R.E.M. and College Years

Someone mentioned that we recently passed the 30 year anniversary of the release of R.E.M.’s Out of Time album. That was a watershed album for me. Indeed, R.E.M. turned out to be the soundtrack of my college years, and the years immediately after.

I knew of R.E.M. before college. In high school, during the Los Angeles Unified School District teacher’s strike of 1989, R.E.M.’s “Stand” was a kind of anthem of the silliness of that two week period when we didn’t have to go to school. But it was in college that I really come to know and appreciate R.E.M.

Prior to college my tastes in music were fairly vanilla. It was my friend Dan, who I met my very first day at U.C. Riverside, who beat a good sense of musical taste into me over a period of four years. Dan introduced me to Elvis Costello and Bad Religion and Black Flag and the Dead Kennedy’s and the Velvet Underground. For that alone I’ll forgive him his The Cure and Morrisey. But Dan also showed me that R.E.M. had albums, and quite a few of them even before Green. And they were great albums.

Out of Time came out on March 12, 1991, and I’m pretty sure the first time I heard it was when Dan played it for me during that spring of our freshman year. If I listen to that album today, I am back in the old Aberbeen-Inverness dorm. I can smell the carpets, and hear the music playing while I studied for a general chemistry test.
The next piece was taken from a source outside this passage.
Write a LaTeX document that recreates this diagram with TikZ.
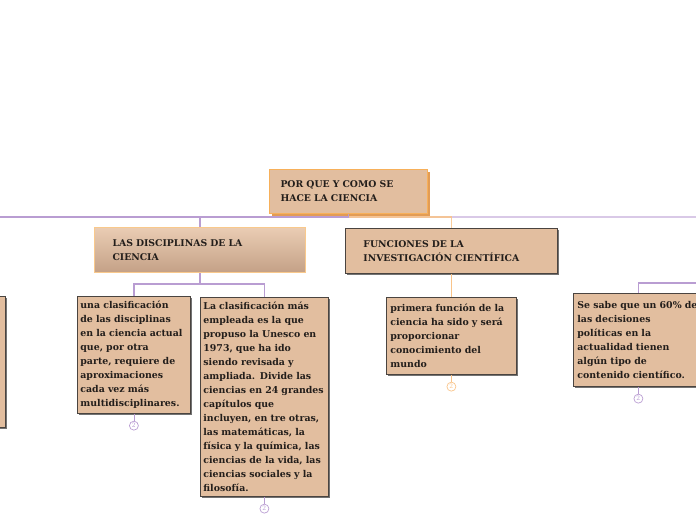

A year and a half later, just after the beginning of my junior year, R.E.M. came out with Automatic for the People (“Automatic for the people automatic for the people automatic,” I can hear Dan chanting) which is my favorite of all of R.E.M.’s albums. I had spend the summer working in the dorm cafeteria and wondering if it was possible to turn my mediocre grades (up to that point) into good grades. Automatic for the People was the anthem of that turnaround. I was listening to that album while studying for a political science test on European politics with my friend Shannon. That was the first test I can ever recall not sweating at all. I was prepared. I got a perfect score on it. While I sat in the lecture hall taking the test, I could hear “Try Not to Breathe”, and “Nightswimming,” and “Everybody Hurts” playing in my head.

Three months after I graduated (and started a job with a company that I remain with coming up on 27 years later), R.E.M. came out with their Monster album. We got tickets to see them in concert for that album. It was only the third concert I’d ever been to and it was fantastic. Four years later, in the midst of the crazy dot com boom, I got to see R.E.M. again, this time at the Greek Theater in L.A. as part of their Up tour. We had seats much closer to the stage and once again, it was a great show.

R.E.M. has such an eclectic variety of music. I love songs like “Perfect Circle” (Murmur) and “Camera” (Reckoning). My kids know and love songs like “It’s the End of the World As We Know It (And I Feel Fine)” (Document) and “Superman” (Life’s Rich Pageant). I laugh and sing along with Michael Stipe’s drunken version of “King of the Road” (Dead Letter Office). And I try (usually unsuccessfully) to hit the high notes in “Tongue” (Monster).

As you might imagine, I listened to some R.E.M. while writing this post. I think I’ll listen to some more when I catch up on a week’s worth of work email this morning. And maybe I’ll throw in some Elvis Costello for yucks.